How to efficiently compute the matrix-vector product $y = (I_p \otimes A \otimes I_r )x$

Question

Is there a way to compute $y = (I_p \otimes A \otimes I_r )x$ efficiently? Where $A \in {\rm I\!R}^{q\times q}$ and $x ∈ {\rm I\!R}^{pqr}$?

I know that for $y = (I_p\otimes A)x$ this can be written as $Y=AX$ where $y=\mathrm{vec}(Y)$ and $x=\mathrm{vec}(X)$, but what's the generalisation when $y = (I_p \otimes A \otimes I_r )x$?

Answer 1

Yes. It is essentially $A\cdot [X]_{(2)}$, where $[X]_{(2)} \in \mathbb{R}^{q \times p\cdot r}$ is a rearrangement of $x$ such that the index $q$ varies along rows and the indices $p, r$ vary along columns. The result of the multiplication is $q \times p\cdot r$ which if you rearrange back properly should give you $y$.

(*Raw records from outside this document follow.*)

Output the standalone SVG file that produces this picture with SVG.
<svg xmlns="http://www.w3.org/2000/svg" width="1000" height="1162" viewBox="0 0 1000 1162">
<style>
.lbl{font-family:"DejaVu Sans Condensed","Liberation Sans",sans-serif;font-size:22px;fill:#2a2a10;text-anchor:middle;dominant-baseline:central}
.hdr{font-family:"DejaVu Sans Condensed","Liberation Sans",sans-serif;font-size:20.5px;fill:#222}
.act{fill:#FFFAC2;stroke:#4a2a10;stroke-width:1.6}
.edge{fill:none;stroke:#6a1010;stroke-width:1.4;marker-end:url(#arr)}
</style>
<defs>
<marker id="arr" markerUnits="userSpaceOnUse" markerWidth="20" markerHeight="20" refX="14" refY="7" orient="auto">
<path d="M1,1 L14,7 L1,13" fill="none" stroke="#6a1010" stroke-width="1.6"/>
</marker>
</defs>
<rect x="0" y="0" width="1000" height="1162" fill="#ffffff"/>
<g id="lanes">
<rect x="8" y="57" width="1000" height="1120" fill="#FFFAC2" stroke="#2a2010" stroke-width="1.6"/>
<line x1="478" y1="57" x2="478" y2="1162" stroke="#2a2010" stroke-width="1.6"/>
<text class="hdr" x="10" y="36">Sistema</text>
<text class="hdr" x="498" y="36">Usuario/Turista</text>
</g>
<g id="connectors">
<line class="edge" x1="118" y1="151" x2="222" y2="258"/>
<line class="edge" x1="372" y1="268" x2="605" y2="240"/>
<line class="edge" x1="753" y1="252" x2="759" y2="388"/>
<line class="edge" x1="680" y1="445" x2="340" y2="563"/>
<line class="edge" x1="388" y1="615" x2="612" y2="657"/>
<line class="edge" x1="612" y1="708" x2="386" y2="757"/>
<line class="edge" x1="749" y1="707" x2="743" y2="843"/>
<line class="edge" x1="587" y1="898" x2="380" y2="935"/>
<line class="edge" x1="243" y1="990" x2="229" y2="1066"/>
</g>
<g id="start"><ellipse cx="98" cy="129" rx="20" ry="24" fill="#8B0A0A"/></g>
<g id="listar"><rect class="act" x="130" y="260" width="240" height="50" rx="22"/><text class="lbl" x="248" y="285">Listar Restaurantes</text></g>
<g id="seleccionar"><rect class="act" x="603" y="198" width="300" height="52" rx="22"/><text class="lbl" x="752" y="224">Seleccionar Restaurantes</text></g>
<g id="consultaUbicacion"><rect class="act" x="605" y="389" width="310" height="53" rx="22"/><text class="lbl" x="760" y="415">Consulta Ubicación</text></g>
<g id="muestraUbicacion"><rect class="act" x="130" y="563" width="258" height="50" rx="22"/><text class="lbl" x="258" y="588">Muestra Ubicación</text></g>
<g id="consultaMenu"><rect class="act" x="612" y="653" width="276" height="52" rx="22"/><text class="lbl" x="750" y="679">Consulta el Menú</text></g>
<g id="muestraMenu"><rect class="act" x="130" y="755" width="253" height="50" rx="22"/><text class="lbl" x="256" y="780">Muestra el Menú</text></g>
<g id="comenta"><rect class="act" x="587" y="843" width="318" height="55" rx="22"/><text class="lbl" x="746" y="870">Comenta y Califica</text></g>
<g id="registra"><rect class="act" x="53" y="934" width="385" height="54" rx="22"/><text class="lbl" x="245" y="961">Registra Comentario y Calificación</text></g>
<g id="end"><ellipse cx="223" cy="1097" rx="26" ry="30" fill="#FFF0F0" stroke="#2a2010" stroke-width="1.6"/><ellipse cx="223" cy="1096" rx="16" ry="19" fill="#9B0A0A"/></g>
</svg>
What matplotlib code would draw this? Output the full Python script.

Here is a patchy Matlab demo for the concept (can be made much more efficient I'm sure):

p = 2;r = 4;q = 3;
A = randn(q,q);
x = randn(p*q*r,1);
% here is your version
v1 = kron(kron(eye(p),A),eye(r))*x;

% rearrange X to q x rp
X = reshape(permute(reshape(x,[r,q,p]),[2,1,3]),q,r*p);
% actual multiplication: just of size q
V2 = A*X;
% rearrange back the reshult
V2 = ipermute(reshape(V2,q,r,p),[2,1,3]);
v2 = V2(:);

% it's the same
disp(norm(v1-v2))

One wouldn't implement it like that I guess, but it serves to show the concept.